Maryland National Guard
Published Jan. 17, 2020
Army 1st Lt. Jerry Rivera serves as officer-in-charge for the Maryland National Guard's Joint Unclassified Processing, Analysis and Dissemination (UPAD) team while supporting earthquake recovery efforts in Puerto Rico Jan 15, 2020, at Camp Fretterd Military Reservation in Reisterstown, Md.

Army 1st Lt. Jerry Rivera serves as officer-in-charge for the Maryland National Guard's Joint Unclassified Processing, Analysis and Dissemination (UPAD) team while supporting earthquake recovery efforts in Puerto Rico Jan 15, 2020, at Camp Fretterd Military Reservation in Reisterstown, Md.

REISTERSTOWN, Md. – From more than 1,500 miles away, about 10 Maryland National Guard and Defense Force personnel are helping assess the damage in Puerto Rico caused by a series of earthquakes.

The joint Unclassified Processing, Analysis and Dissemination (UPAD) team is remotely assisting emergency managers in Puerto Rico with dam and base camp viability assessments, imagery analysis and identification of viable traffic control points.

The support effort comes after a string of earthquakes struck Puerto Rico, killing one person and damaging at least 800 homes.

“The MDNG UPAD is one of 15 across the National Guard and the first to employ a joint manning concept,” said Army Maj.

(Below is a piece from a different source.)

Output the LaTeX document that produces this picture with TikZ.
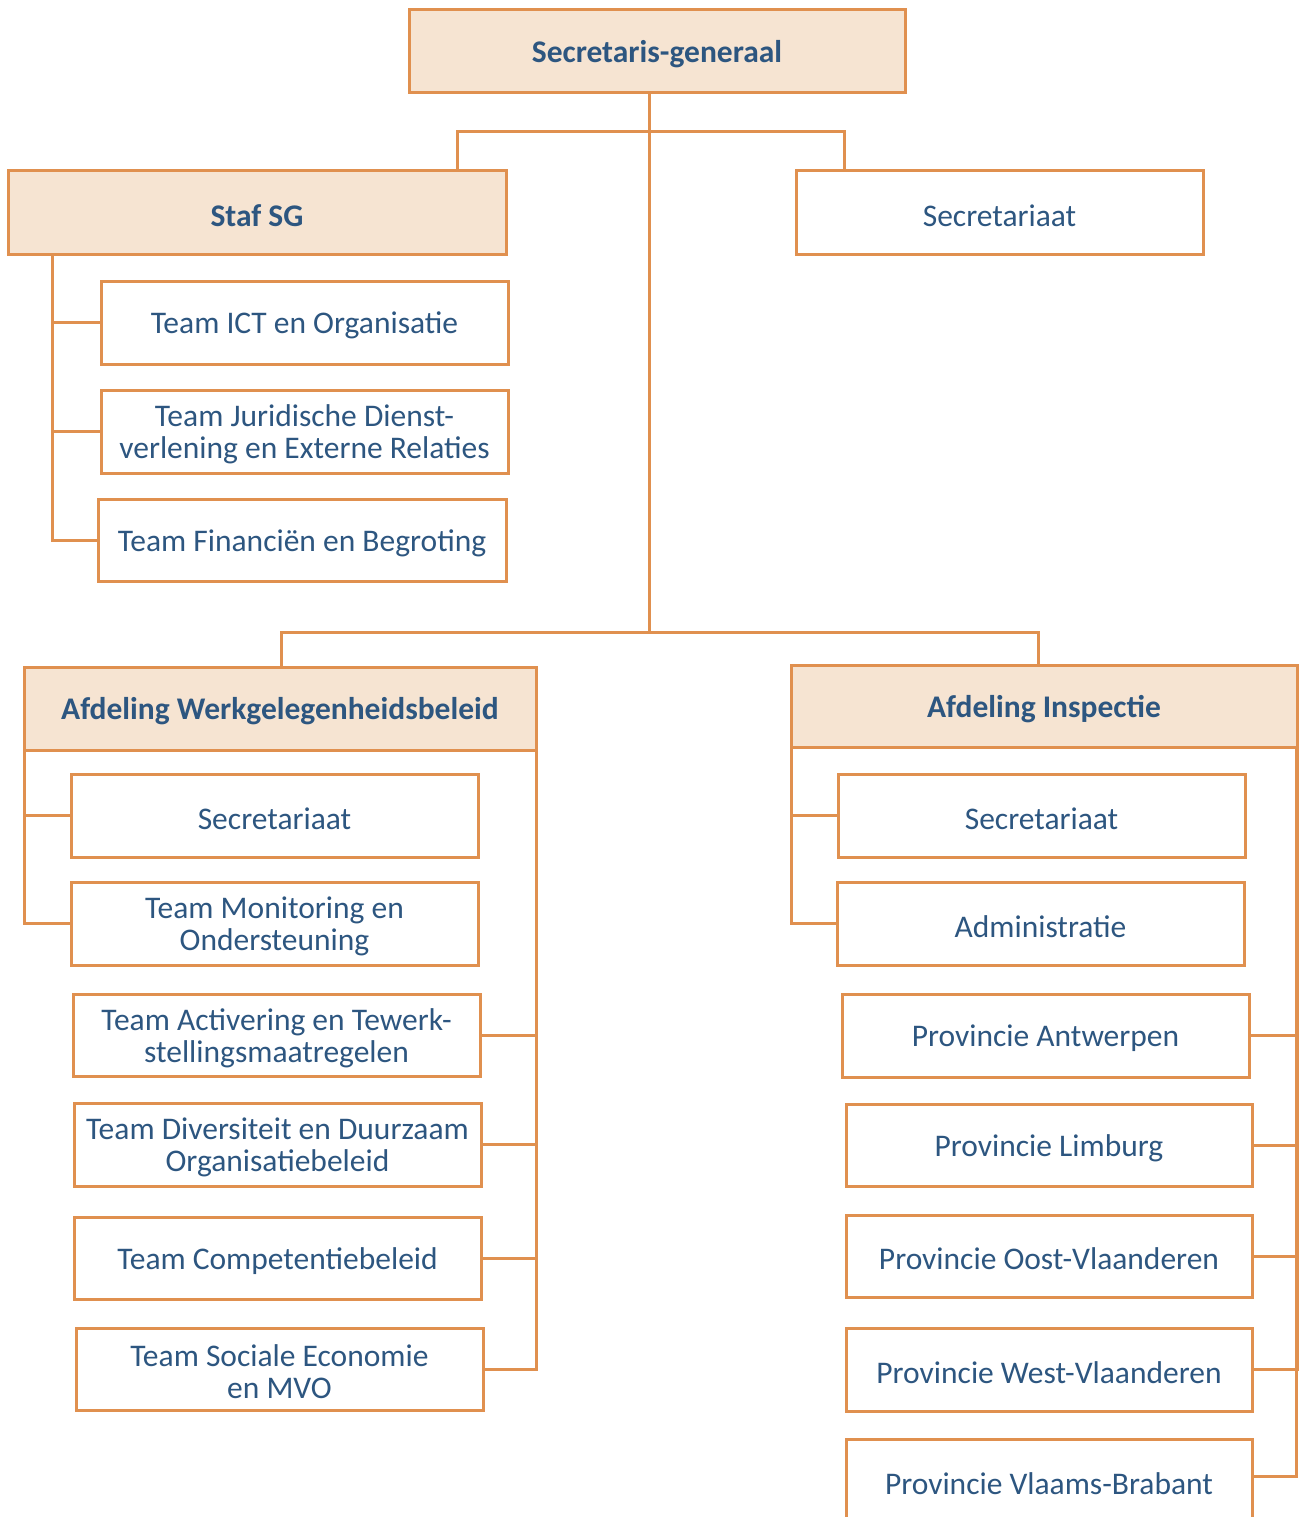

Tracy J. Sullins, MDNG deputy director of intelligence.

A UPAD team works in an unclassified environment while remotely supporting domestic operations anywhere in the 54 states and territories.

By incorporating geographic information, satellite imagery, full-motion videos, still photos and other open-source data, a UPAD team produces graphic and narrative reports to help leaders in impacted areas make critical decisions.

UPAD is part of the incident awareness and assessment process to synchronize and integrate the planning and operations of information capabilities during a domestic emergency.

“By doing this we can help save lives, mitigate suffering, minimize property damage, and protect critical infrastructure,” Sullins said.